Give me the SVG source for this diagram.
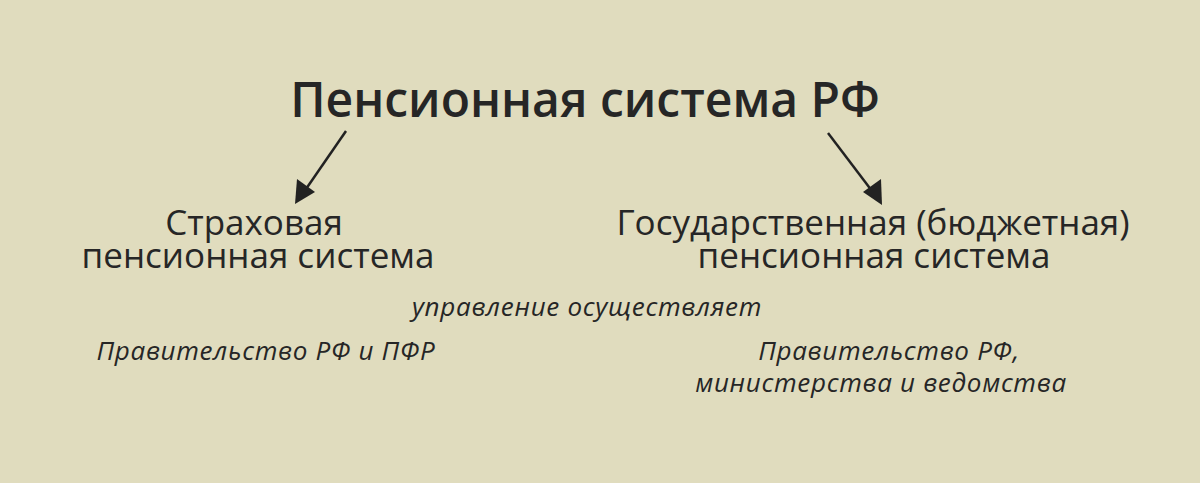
<svg xmlns="http://www.w3.org/2000/svg" width="1200" height="483" viewBox="0 0 1200 483">
<defs>
<style>
.t{font-family:"Open Sans","Noto Sans",sans-serif;fill:#262626;text-anchor:middle}
.title{font-size:48px;font-weight:600}
.sub{font-size:35px}
.it{font-size:26px;font-style:italic;letter-spacing:0.7px}
.arr{stroke:#222;stroke-width:2.5;fill:none}
</style>
</defs>
<rect width="1200" height="483" fill="#e0dcbe"/>
<g id="title"><text class="t title" x="585" y="117">Пенсионная система РФ</text></g>
<g id="insurance"><text class="t sub" x="254" y="235">Страховая</text><text class="t sub" x="258" y="268">пенсионная система</text></g>
<g id="state"><text class="t sub" x="873" y="235">Государственная (бюджетная)</text><text class="t sub" x="874" y="268">пенсионная система</text></g>
<g id="mgmt"><text class="t it" x="587" y="316">управление осуществляет</text></g>
<g id="gov1"><text class="t it" x="266" y="360">Правительство РФ и ПФР</text></g>
<g id="gov2"><text class="t it" x="889" y="360">Правительство РФ,</text><text class="t it" x="881" y="392">министерства и ведомства</text></g>
<g id="connectors">
<line class="arr" x1="346" y1="131" x2="306" y2="189"/>
<path d="M295,204 L297,179 L315,192 z" fill="#222"/>
<line class="arr" x1="828" y1="133" x2="872" y2="191"/>
<path d="M882,205 L863,192 L881,179 z" fill="#222"/>
</g>
</svg>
- - -
_What you should do_. Transcribe the full listing above exactly as it stands, minus the pictures.

_Response below_.
Give me the SVG source for this diagram.
<svg xmlns="http://www.w3.org/2000/svg" width="1200" height="483" viewBox="0 0 1200 483">
<defs>
<style>
.t{font-family:"Open Sans","Noto Sans",sans-serif;fill:#262626;text-anchor:middle}
.title{font-size:48px;font-weight:600}
.sub{font-size:35px}
.it{font-size:26px;font-style:italic;letter-spacing:0.7px}
.arr{stroke:#222;stroke-width:2.5;fill:none}
</style>
</defs>
<rect width="1200" height="483" fill="#e0dcbe"/>
<g id="title"><text class="t title" x="585" y="117">Пенсионная система РФ</text></g>
<g id="insurance"><text class="t sub" x="254" y="235">Страховая</text><text class="t sub" x="258" y="268">пенсионная система</text></g>
<g id="state"><text class="t sub" x="873" y="235">Государственная (бюджетная)</text><text class="t sub" x="874" y="268">пенсионная система</text></g>
<g id="mgmt"><text class="t it" x="587" y="316">управление осуществляет</text></g>
<g id="gov1"><text class="t it" x="266" y="360">Правительство РФ и ПФР</text></g>
<g id="gov2"><text class="t it" x="889" y="360">Правительство РФ,</text><text class="t it" x="881" y="392">министерства и ведомства</text></g>
<g id="connectors">
<line class="arr" x1="346" y1="131" x2="306" y2="189"/>
<path d="M295,204 L297,179 L315,192 z" fill="#222"/>
<line class="arr" x1="828" y1="133" x2="872" y2="191"/>
<path d="M882,205 L863,192 L881,179 z" fill="#222"/>
</g>
</svg>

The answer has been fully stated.